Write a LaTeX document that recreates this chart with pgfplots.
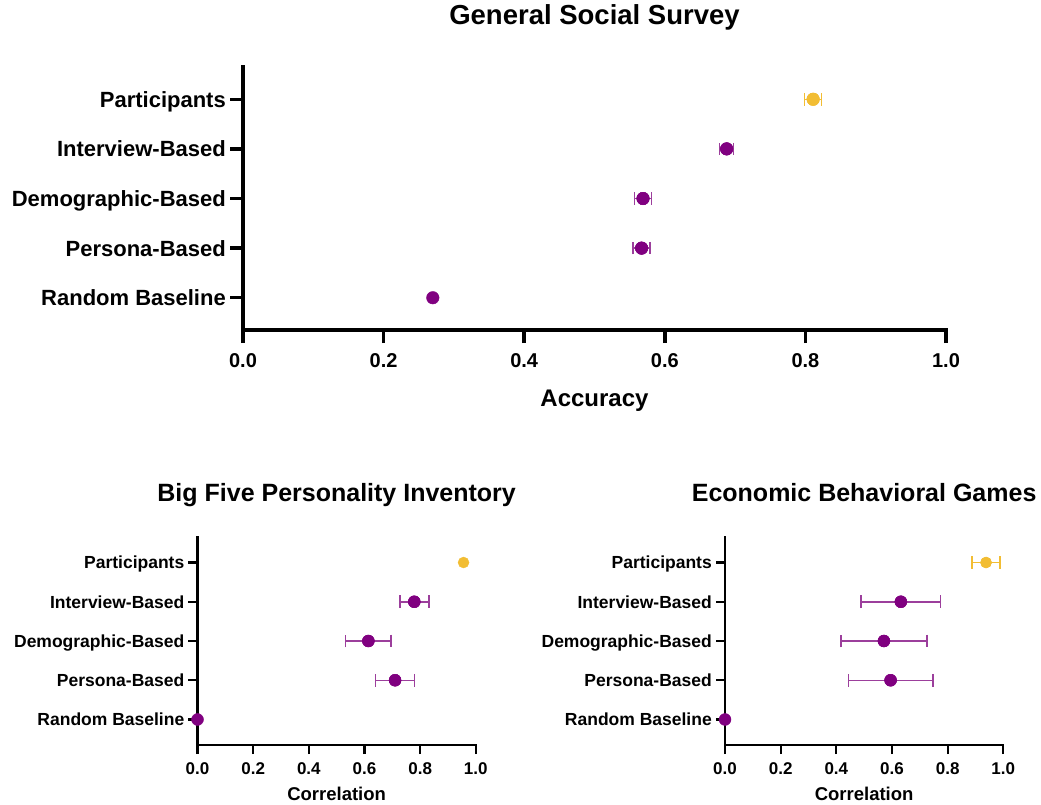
\documentclass[border=0pt]{standalone}
\usepackage{fontspec}
\setmainfont{Liberation Sans}
\usepackage{pgfplots}
\pgfplotsset{compat=1.18}
\definecolor{dotpurple}{HTML}{800080}
\definecolor{barpurple}{HTML}{9C3F9C}
\definecolor{gold}{HTML}{F2BD33}
\newcommand\fs[1]{\fontsize{#1}{#1}\selectfont\bfseries}
\pgfplotsset{
  dotplot/.style={
    scale only axis, clip=false,
    axis x line=bottom, axis y line=left,
    xmin=0, xmax=1, ymin=-0.65, ymax=4.65,
    xtick={0,0.2,0.4,0.6,0.8,1},
    xticklabels={0.0,0.2,0.4,0.6,0.8,1.0},
    ytick={0,1,2,3,4},
    yticklabels={Random Baseline,Persona-Based,Demographic-Based,Interview-Based,Participants},
    tick align=outside,
    xtick pos=bottom, ytick pos=left,
  },
  ebars/.style={
    only marks, mark=*, mark size=#1, color=dotpurple,
    mark options={fill=dotpurple, draw=dotpurple},
    error bars/.cd, x dir=both, x explicit,
    error bar style={line width=1.5pt, barpurple},
    error mark=|,
    error mark options={mark size=6.3pt, line width=1.5pt, barpurple},
  },
  gbars/.style={
    only marks, mark=*, mark size=#1, color=gold,
    mark options={fill=gold, draw=gold},
    error bars/.cd, x dir=both, x explicit,
    error bar style={line width=1.5pt, gold},
    error mark=|,
    error mark options={mark size=6.3pt, line width=1.5pt, gold},
  },
}
\begin{document}
\begin{tikzpicture}
\path[use as bounding box] (0pt,0pt) rectangle (1041pt,-805pt);
% ---------- Top panel ----------
\begin{axis}[dotplot,
  at={(243pt,-330pt)}, anchor=south west, width=703pt, height=263pt,
  axis line style={-, line width=3.5pt, line cap=rect},
  tick style={line width=3.5pt, black}, major tick length=13pt,
  xticklabel style={font=\fs{20}, inner sep=0pt, yshift=-10pt},
  yticklabel style={font=\fs{22}, inner sep=0pt, anchor=base east, xshift=-4pt, yshift=-7.9pt},
  xlabel={Accuracy},
  xlabel style={font=\fs{24}, at={(axis description cs:0.5,0)}, anchor=base, yshift=-76pt},
  title={General Social Survey},
  title style={font=\fs{27.5}, at={(axis description cs:0.5,1)}, anchor=base, yshift=37pt},
]
\addplot[ebars=6.3pt] coordinates {
  (0.688,3) +- (0.010,0)
  (0.569,2) +- (0.012,0)
  (0.567,1) +- (0.012,0)
};
\addplot[only marks, mark=*, mark size=6.3pt, dotpurple] coordinates {
  (0.688,3) (0.569,2) (0.567,1) (0.270,0)
};
\addplot[gbars=6.3pt] coordinates {(0.811,4) +- (0.012,0)};
\addplot[only marks, mark=*, mark size=6.3pt, gold] coordinates {(0.811,4)};
\end{axis}
% ---------- Bottom left ----------
\begin{axis}[dotplot,
  at={(197.5pt,-745pt)}, anchor=south west, width=278.3pt, height=208pt,
  axis line style={-, line width=2.3pt, line cap=rect},
  tick style={line width=2.3pt, black}, major tick length=9pt,
  xticklabel style={font=\fs{17}, inner sep=0pt, yshift=-8pt},
  yticklabel style={font=\fs{17.5}, inner sep=0pt, anchor=base east, xshift=-4pt, yshift=-6.3pt},
  xlabel={Correlation},
  xlabel style={font=\fs{18.5}, at={(axis description cs:0.5,0)}, anchor=base, yshift=-55.7pt},
  title={Big Five Personality Inventory},
  title style={font=\fs{25}, at={(axis description cs:0.5,1)}, anchor=base, yshift=30pt},
]
\addplot[ebars=6pt] coordinates {
  (0.779,3) +- (0.052,0)
  (0.614,2) +- (0.082,0)
  (0.710,1) +- (0.070,0)
};
\addplot[only marks, mark=*, mark size=6pt, dotpurple] coordinates {
  (0.779,3) (0.614,2) (0.710,1) (0.000,0)
};
\addplot[only marks, mark=*, mark size=5.5pt, gold] coordinates {(0.956,4)};
\end{axis}
% ---------- Bottom right ----------
\begin{axis}[dotplot,
  at={(725pt,-745pt)}, anchor=south west, width=278.3pt, height=208pt,
  axis line style={-, line width=2.3pt, line cap=rect},
  tick style={line width=2.3pt, black}, major tick length=9pt,
  xticklabel style={font=\fs{17}, inner sep=0pt, yshift=-8pt},
  yticklabel style={font=\fs{17.5}, inner sep=0pt, anchor=base east, xshift=-4pt, yshift=-6.3pt},
  xlabel={Correlation},
  xlabel style={font=\fs{18.5}, at={(axis description cs:0.5,0)}, anchor=base, yshift=-55.7pt},
  title={Economic Behavioral Games},
  title style={font=\fs{25}, at={(axis description cs:0.5,1)}, anchor=base, yshift=30pt},
]
\addplot[ebars=6pt] coordinates {
  (0.632,3) +- (0.143,0)
  (0.571,2) +- (0.155,0)
  (0.595,1) +- (0.152,0)
};
\addplot[only marks, mark=*, mark size=6pt, dotpurple] coordinates {
  (0.632,3) (0.571,2) (0.595,1) (0.000,0)
};
\addplot[gbars=5.5pt] coordinates {(0.938,4) +- (0.050,0)};
\addplot[only marks, mark=*, mark size=5.5pt, gold] coordinates {(0.938,4)};
\end{axis}
\end{tikzpicture}
\end{document}
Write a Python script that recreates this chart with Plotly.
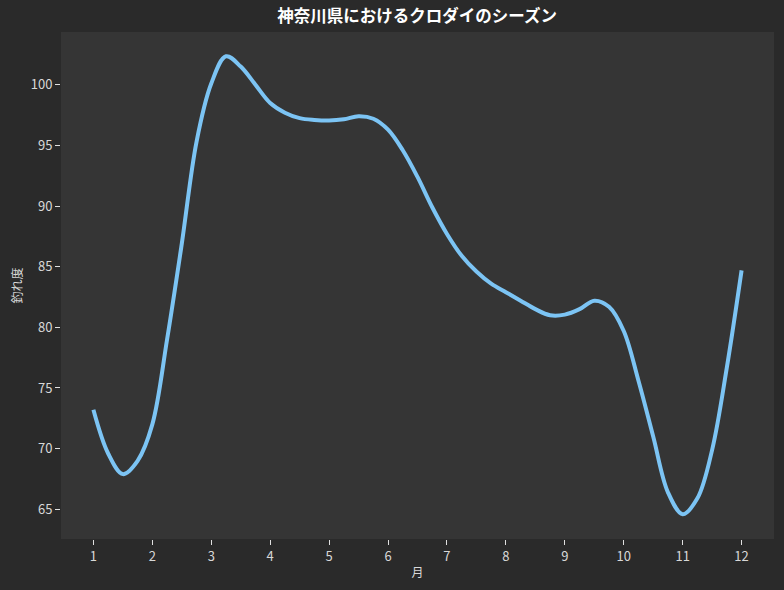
import plotly.graph_objects as go

# Values (month, catch index), quarter-month steps
months = [1, 1.25, 1.5, 1.75, 2, 2.25, 2.5, 2.75, 3, 3.25, 3.5, 3.75, 4, 4.25,
          4.5, 4.75, 5, 5.25, 5.5, 5.75, 6, 6.25, 6.5, 6.75, 7, 7.25, 7.5, 7.75,
          8, 8.25, 8.5, 8.75, 9, 9.25, 9.5, 9.75, 10, 10.25, 10.5, 10.75, 11,
          11.25, 11.5, 11.75, 12]
catch_index = [73.2, 69.6, 67.9, 69.0, 72.0, 79.0, 86.9, 95.3, 100.1, 102.35, 101.5,
               100.0, 98.5, 97.7, 97.25, 97.1, 97.05, 97.15, 97.4, 97.2, 96.3, 94.6,
               92.4, 89.9, 87.7, 85.9, 84.6, 83.6, 82.9, 82.2, 81.5, 81.0, 81.05,
               81.5, 82.2, 81.7, 79.7, 75.6, 71.0, 66.4, 64.6, 65.9, 69.9, 76.7, 84.7]

x_ticks = list(range(1, 13))
y_ticks = [65, 70, 75, 80, 85, 90, 95, 100]

title_text = "神奈川県におけるクロダイのシーズン"
x_label = "月"
y_label = "釣れ度"

font_family = "Noto Sans CJK JP, Noto Sans, sans-serif"

fig = go.Figure()
fig.add_trace(go.Scatter(
    x=months, y=catch_index, mode="lines",
    line=dict(color="#7cc4f4", width=4, shape="spline", smoothing=1.0),
    hoverinfo="skip", showlegend=False,
))

fig.update_layout(
    width=784, height=590,
    paper_bgcolor="#2a2a2a", plot_bgcolor="#353535",
    margin=dict(l=61, r=10, t=32, b=51),
    font=dict(family=font_family, color="#d8d8d8", size=13),
    title=dict(text="<b>" + title_text + "</b>", x=0.532, xanchor="center",
               y=0.972, yanchor="middle",
               font=dict(size=16.5, color="#ffffff", family=font_family)),
)
fig.update_xaxes(
    range=[0.45, 12.55], tickvals=x_ticks, ticktext=[str(v) for v in x_ticks],
    showgrid=False, zeroline=False, showline=False,
    ticks="outside", ticklen=5, tickcolor="#e0e0e0", tickwidth=1,
    tickfont=dict(size=13, color="#d8d8d8"),
    title=dict(text=x_label, font=dict(size=12, color="#d8d8d8"), standoff=5),
)
fig.update_yaxes(
    range=[62.55, 104.35], tickvals=y_ticks, ticktext=[str(v) for v in y_ticks],
    showgrid=False, zeroline=False, showline=False,
    ticks="outside", ticklen=5, tickcolor="#e0e0e0", tickwidth=1,
    tickfont=dict(size=13, color="#d8d8d8"),
    title=dict(text=y_label, font=dict(size=12, color="#d8d8d8"), standoff=5),
)

fig.write_html(
    "out.html",
    config={"displayModeBar": False},
    post_script="document.body.style.margin='0';document.body.style.background='#2a2a2a';",
)
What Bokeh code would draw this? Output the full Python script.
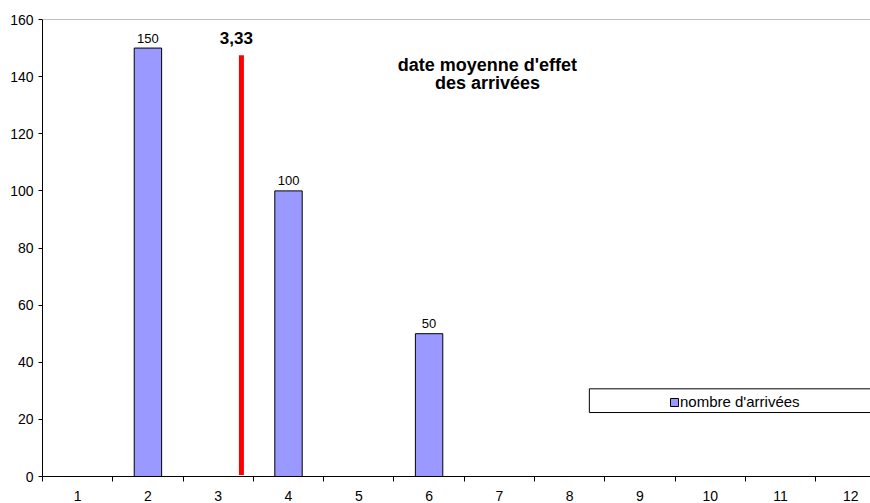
from bokeh.plotting import figure
from bokeh.models import (FixedTicker, Span, Legend, LegendItem, BoxAnnotation,
                          Range1d, ColumnDataSource)
from bokeh.core.properties import value
from bokeh.embed import file_html
from bokeh.resources import INLINE

# ---- data ----
categories = [1, 2, 3, 4, 5, 6, 7, 8, 9, 10, 11, 12]
arrivals = [0, 150, 0, 100, 0, 50, 0, 0, 0, 0, 0, 0]
mean_date = 3.33
mean_label = "3,33"
mean_line_bottom = 0.5
mean_line_top = 147.5
note_lines = ["date moyenne d'effet", "des arrivées"]
note_x = 6.83
note_y = [143.9, 137.6]
legend_label = "nombre d'arrivées"
y_ticks = [0, 20, 40, 60, 80, 100, 120, 140, 160]

FONT = "Liberation Sans"

bx = [c for c, v in zip(categories, arrivals) if v > 0]
bv = [v for v in arrivals if v > 0]
src = ColumnDataSource(dict(x=bx, top=bv, lab=[str(v) for v in bv]))

p = figure(width=870, height=503, output_backend="svg", toolbar_location=None,
           x_range=Range1d(0.5, 12.28), y_range=Range1d(0, 160),
           min_border_left=42, min_border_right=0, min_border_top=19,
           min_border_bottom=26)
p.outline_line_color = None
p.xgrid.visible = False
p.ygrid.visible = False
p.background_fill_color = "white"
p.border_fill_color = "white"

# top border of plot area
p.add_layout(Span(location=160, dimension="width", line_color="#808080", line_width=1))

bars = p.vbar(x="x", top="top", width=0.39, fill_color="#9999FF",
              line_color="black", line_width=1, source=src)
p.text(x="x", y="top", text="lab", source=src, text_align="center",
       text_baseline="alphabetic", y_offset=-10, text_font=value(FONT),
       text_font_size="13px", text_color="black")

# mean date line
p.segment(x0=[mean_date], y0=[mean_line_bottom], x1=[mean_date], y1=[mean_line_top],
          line_color="#FF0000", line_width=5)
p.text(x=[mean_date], y=[mean_line_top], text=[mean_label], text_align="center",
       text_baseline="alphabetic", x_offset=-5, y_offset=-17, text_font=value(FONT),
       text_font_size="17px", text_font_style="bold", text_color="black")

for t, yy in zip(note_lines, note_y):
    p.text(x=[note_x], y=[yy], text=[t], text_align="center", text_baseline="middle",
           text_font=value(FONT), text_font_size="18px", text_font_style="bold",
           text_color="black")

# axes
p.yaxis.ticker = FixedTicker(ticks=y_ticks)
p.yaxis.major_tick_out = 4
p.yaxis.major_tick_in = 0
p.yaxis.minor_tick_line_color = None
p.yaxis.axis_line_color = "black"
p.yaxis.major_tick_line_color = "black"
p.yaxis.major_label_standoff = 5
p.yaxis.major_label_text_font = FONT
p.yaxis.major_label_text_font_size = "14px"
p.yaxis.major_label_text_color = "black"

p.xaxis.ticker = FixedTicker(ticks=categories,
                             minor_ticks=[c - 0.5 for c in categories] + [categories[-1] + 0.5])
p.xaxis.major_tick_out = 0
p.xaxis.major_tick_in = 0
p.xaxis.minor_tick_out = 5
p.xaxis.minor_tick_in = 0
p.xaxis.minor_tick_line_color = "black"
p.xaxis.axis_line_color = "black"
p.xaxis.major_label_standoff = 9
p.xaxis.major_label_text_font = FONT
p.xaxis.major_label_text_font_size = "14px"
p.xaxis.major_label_text_color = "black"

# legend
p.add_layout(BoxAnnotation(left=8.28, right=13, bottom=22.4, top=30.7,
                           fill_color="white", fill_alpha=1,
                           line_color="black", line_alpha=1, line_width=1))
legend = Legend(items=[LegendItem(label=legend_label, renderers=[bars])],
                location=(627, 66), border_line_color=None,
                background_fill_alpha=0, padding=2, margin=0,
                glyph_width=10, glyph_height=10, label_standoff=1,
                label_height=10, label_text_font=FONT,
                label_text_font_size="15px", label_text_color="black")
p.add_layout(legend)

open("out.html", "w").write(file_html(p, INLINE))
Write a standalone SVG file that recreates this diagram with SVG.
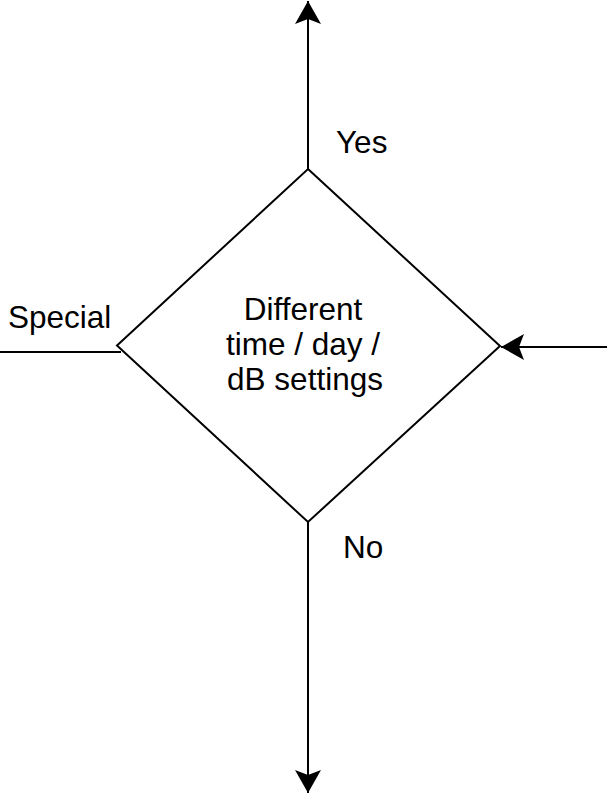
<svg xmlns="http://www.w3.org/2000/svg" width="607" height="794" viewBox="0 0 607 794">
<style>
.ln{fill:none;stroke:#000;stroke-width:2}
.t{font-family:"Liberation Sans",Arial,Helvetica,sans-serif;font-size:31.5px;fill:#000}
</style>
<defs>
<marker id="ah" markerUnits="userSpaceOnUse" viewBox="0 0 24 26" refX="23" refY="13" markerWidth="24" markerHeight="26" orient="auto">
<path d="M0,0 L23,13 L0,26 L5,13 Z" fill="#000"/>
</marker>
</defs>
<rect width="607" height="794" fill="#fff"/>
<g id="connectors">
<line class="ln" x1="308" y1="169" x2="308" y2="1" marker-end="url(#ah)"/>
<line class="ln" x1="308" y1="522" x2="308" y2="793" marker-end="url(#ah)"/>
<line class="ln" x1="607" y1="347" x2="501" y2="347" marker-end="url(#ah)"/>
<line class="ln" x1="0" y1="352" x2="121" y2="352"/>
</g>
<g id="decision">
<polygon class="ln" points="308,169 500,346 308,522 117,345.5" fill="#fff"/>
<text class="t" text-anchor="middle" x="303" y="320">Different</text>
<text class="t" text-anchor="middle" x="303" y="355">time / day /</text>
<text class="t" text-anchor="middle" x="305" y="390">dB settings</text>
</g>
<g id="labels">
<text class="t" x="336" y="153">Yes</text>
<text class="t" x="343" y="558">No</text>
<text class="t" x="8" y="328">Special</text>
</g>
</svg>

◆ What to produce ◆
Repeat exactly the stretch of lines that opens with the line containing "Write a Python" and closes with the line containing "CJK JP, Noto". Leave the pictures out, and add nothing.

◆ Expected answer ◆
Write a Python script that recreates this chart with Plotly.
import plotly.graph_objects as go

# Values (month, catch index), quarter-month steps
months = [1, 1.25, 1.5, 1.75, 2, 2.25, 2.5, 2.75, 3, 3.25, 3.5, 3.75, 4, 4.25,
          4.5, 4.75, 5, 5.25, 5.5, 5.75, 6, 6.25, 6.5, 6.75, 7, 7.25, 7.5, 7.75,
          8, 8.25, 8.5, 8.75, 9, 9.25, 9.5, 9.75, 10, 10.25, 10.5, 10.75, 11,
          11.25, 11.5, 11.75, 12]
catch_index = [73.2, 69.6, 67.9, 69.0, 72.0, 79.0, 86.9, 95.3, 100.1, 102.35, 101.5,
               100.0, 98.5, 97.7, 97.25, 97.1, 97.05, 97.15, 97.4, 97.2, 96.3, 94.6,
               92.4, 89.9, 87.7, 85.9, 84.6, 83.6, 82.9, 82.2, 81.5, 81.0, 81.05,
               81.5, 82.2, 81.7, 79.7, 75.6, 71.0, 66.4, 64.6, 65.9, 69.9, 76.7, 84.7]

x_ticks = list(range(1, 13))
y_ticks = [65, 70, 75, 80, 85, 90, 95, 100]

title_text = "神奈川県におけるクロダイのシーズン"
x_label = "月"
y_label = "釣れ度"

font_family = "Noto Sans CJK JP, Noto Sans, sans-serif"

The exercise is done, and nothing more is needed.